Albania might have been conquered, but the Albanians

themselves have never been subdued, and have had, in

their turn, driven out the intruders, as soon as they recovered

from their previous strenuous efforts. The longest period

during

which the Albanians remained under the Slavs is

about sixty years. But in this instance also only the low?

lands and plains were under the domination of the invaders.

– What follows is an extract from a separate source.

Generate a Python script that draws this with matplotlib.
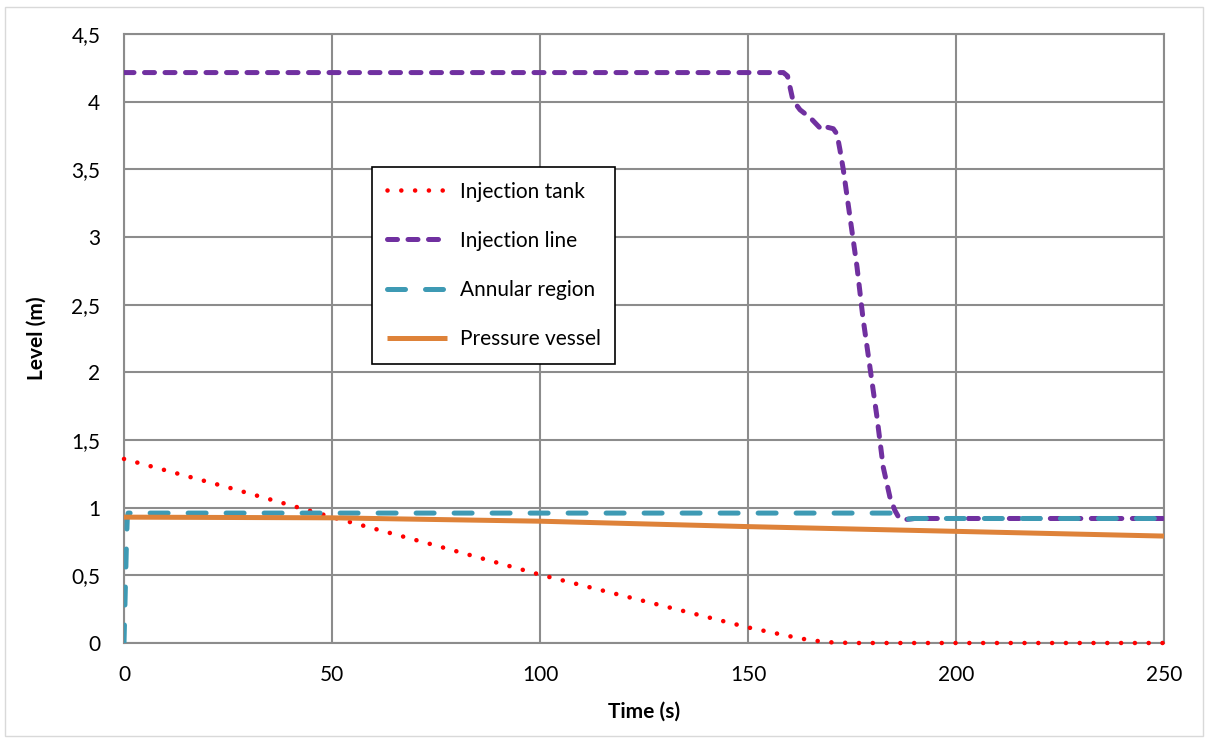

None the less, the overwhelming number of the Slavs

succeeded finally in expulsing the Albanians from the plains

and some mountain regions, which constitute today the

territories of Servia and Montenegro and a great part of

Slavised Macedonia, confining them in the highlands in

order that the surname of "Sons of the Eagle" might find a

practical meaning. There, in the inaccessible mountains,

the Albanians have been secluded for centuries, far from

any beneficial foreign influence. If they had any experience

at all of the outside world, it was only through bloody

battles and in the form of greedy and ferocious enemies.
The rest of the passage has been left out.